Available data:
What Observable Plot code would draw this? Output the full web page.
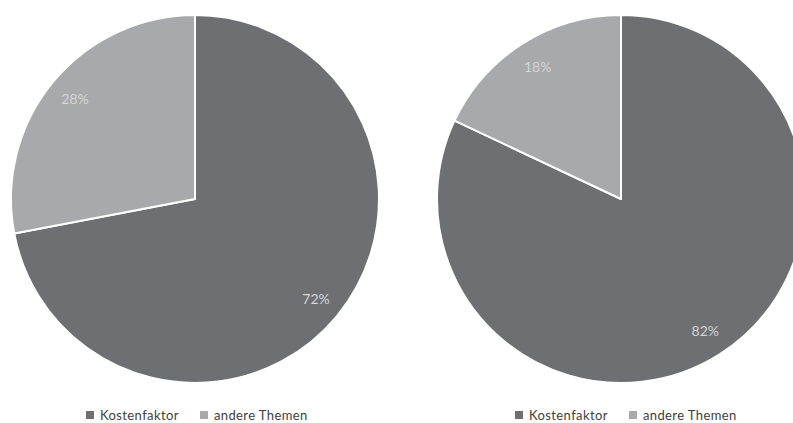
<!DOCTYPE html>
<html><head><meta charset="utf-8">
<script src="https://cdn.jsdelivr.net/npm/d3@7"></script>
<script src="https://cdn.jsdelivr.net/npm/@observablehq/plot@0.6"></script>
<style>
body{margin:0;background:#fff;font-family:Lato,"Open Sans",sans-serif;}
#wrap{position:relative;width:793px;height:423px;overflow:hidden;}
#wrap svg{position:absolute;left:0;top:0;}
.legend{position:absolute;top:407px;font-size:13px;letter-spacing:0.4px;line-height:16px;height:16px;color:#404040;display:flex;align-items:center;white-space:nowrap;}
.sw{display:inline-block;width:8px;height:8px;margin-right:6px;}
.item{display:flex;align-items:center;}
</style></head><body><div id="wrap"></div>
<script>
const categories = ["Kostenfaktor", "andere Themen"];
const valuesLeft = [72, 28];
const valuesRight = [82, 18];
const pieLabels = ["links", "rechts"];
const colors = ["#6d6f73", "#a7a9ac"];

const W = 793, H = 400, R = 184, CX = 195, CY = 199;
const centers = [0, (621 - 195) / R]; // pie centers in radius units
const pies = [valuesLeft, valuesRight].map((vals, i) => ({
  name: pieLabels[i], center: centers[i],
  arcs: d3.pie().sort(null).startAngle(0)(vals)
}));

const labelRows = [];
pies.forEach(p => p.arcs.forEach(a => {
  const mid = (a.startAngle + a.endAngle) / 2;
  labelRows.push({x: p.center + 0.85 * Math.sin(mid), y: 0.85 * Math.cos(mid), text: a.data + "%"});
}));

function pieMark(index, scales) {
  const g = d3.create("svg:g");
  for (const p of pies) {
    const cx = scales.x(p.center), cy = scales.y(0);
    const r = scales.x(p.center + 1) - cx;
    const arc = d3.arc().innerRadius(0).outerRadius(r);
    g.append("g").attr("transform", `translate(${cx},${cy})`)
      .selectAll("path").data(p.arcs).join("path")
      .attr("d", arc)
      .attr("fill", (d, i) => colors[i])
      .attr("stroke", "#fff").attr("stroke-width", 2).attr("stroke-linejoin", "round");
  }
  return g.node();
}

const chart = Plot.plot({
  width: W, height: H,
  marginTop: 0, marginBottom: 0, marginLeft: 0, marginRight: 0,
  x: {domain: [-CX / R, (W - CX) / R], axis: null},
  y: {domain: [-(H - CY) / R, CY / R], axis: null},
  style: {background: "transparent", fontFamily: "Lato, 'Open Sans', sans-serif"},
  marks: [
    pieMark,
    Plot.text(labelRows, {x: "x", y: "y", text: "text", fill: "#d3d5d7", fontSize: 14})
  ]
});
const wrap = document.getElementById("wrap");
wrap.appendChild(chart);

[{left: 86}, {left: 515}].forEach(pos => {
  const lg = document.createElement("div");
  lg.className = "legend";
  lg.style.left = pos.left + "px";
  categories.forEach((c, i) => {
    const it = document.createElement("span");
    it.className = "item";
    it.style.marginRight = i === 0 ? "21px" : "0";
    const sw = document.createElement("span");
    sw.className = "sw"; sw.style.background = colors[i];
    it.appendChild(sw);
    it.appendChild(document.createTextNode(c));
    lg.appendChild(it);
  });
  wrap.appendChild(lg);
});
</script></body></html>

Stated problem: Return the material word for word. Pictures are not part of the copy.

Result for this task:
What Observable Plot code would draw this? Output the full web page.
<!DOCTYPE html>
<html><head><meta charset="utf-8">
<script src="https://cdn.jsdelivr.net/npm/d3@7"></script>
<script src="https://cdn.jsdelivr.net/npm/@observablehq/plot@0.6"></script>
<style>
body{margin:0;background:#fff;font-family:Lato,"Open Sans",sans-serif;}
#wrap{position:relative;width:793px;height:423px;overflow:hidden;}
#wrap svg{position:absolute;left:0;top:0;}
.legend{position:absolute;top:407px;font-size:13px;letter-spacing:0.4px;line-height:16px;height:16px;color:#404040;display:flex;align-items:center;white-space:nowrap;}
.sw{display:inline-block;width:8px;height:8px;margin-right:6px;}
.item{display:flex;align-items:center;}
</style></head><body><div id="wrap"></div>
<script>
const categories = ["Kostenfaktor", "andere Themen"];
const valuesLeft = [72, 28];
const valuesRight = [82, 18];
const pieLabels = ["links", "rechts"];
const colors = ["#6d6f73", "#a7a9ac"];

const W = 793, H = 400, R = 184, CX = 195, CY = 199;
const centers = [0, (621 - 195) / R]; // pie centers in radius units
const pies = [valuesLeft, valuesRight].map((vals, i) => ({
  name: pieLabels[i], center: centers[i],
  arcs: d3.pie().sort(null).startAngle(0)(vals)
}));

const labelRows = [];
pies.forEach(p => p.arcs.forEach(a => {
  const mid = (a.startAngle + a.endAngle) / 2;
  labelRows.push({x: p.center + 0.85 * Math.sin(mid), y: 0.85 * Math.cos(mid), text: a.data + "%"});
}));

function pieMark(index, scales) {
  const g = d3.create("svg:g");
  for (const p of pies) {
    const cx = scales.x(p.center), cy = scales.y(0);
    const r = scales.x(p.center + 1) - cx;
    const arc = d3.arc().innerRadius(0).outerRadius(r);
    g.append("g").attr("transform", `translate(${cx},${cy})`)
      .selectAll("path").data(p.arcs).join("path")
      .attr("d", arc)
      .attr("fill", (d, i) => colors[i])
      .attr("stroke", "#fff").attr("stroke-width", 2).attr("stroke-linejoin", "round");
  }
  return g.node();
}

const chart = Plot.plot({
  width: W, height: H,
  marginTop: 0, marginBottom: 0, marginLeft: 0, marginRight: 0,
  x: {domain: [-CX / R, (W - CX) / R], axis: null},
  y: {domain: [-(H - CY) / R, CY / R], axis: null},
  style: {background: "transparent", fontFamily: "Lato, 'Open Sans', sans-serif"},
  marks: [
    pieMark,
    Plot.text(labelRows, {x: "x", y: "y", text: "text", fill: "#d3d5d7", fontSize: 14})
  ]
});
const wrap = document.getElementById("wrap");
wrap.appendChild(chart);

[{left: 86}, {left: 515}].forEach(pos => {
  const lg = document.createElement("div");
  lg.className = "legend";
  lg.style.left = pos.left + "px";
  categories.forEach((c, i) => {
    const it = document.createElement("span");
    it.className = "item";
    it.style.marginRight = i === 0 ? "21px" : "0";
    const sw = document.createElement("span");
    sw.className = "sw"; sw.style.background = colors[i];
    it.appendChild(sw);
    it.appendChild(document.createTextNode(c));
    lg.appendChild(it);
  });
  wrap.appendChild(lg);
});
</script></body></html>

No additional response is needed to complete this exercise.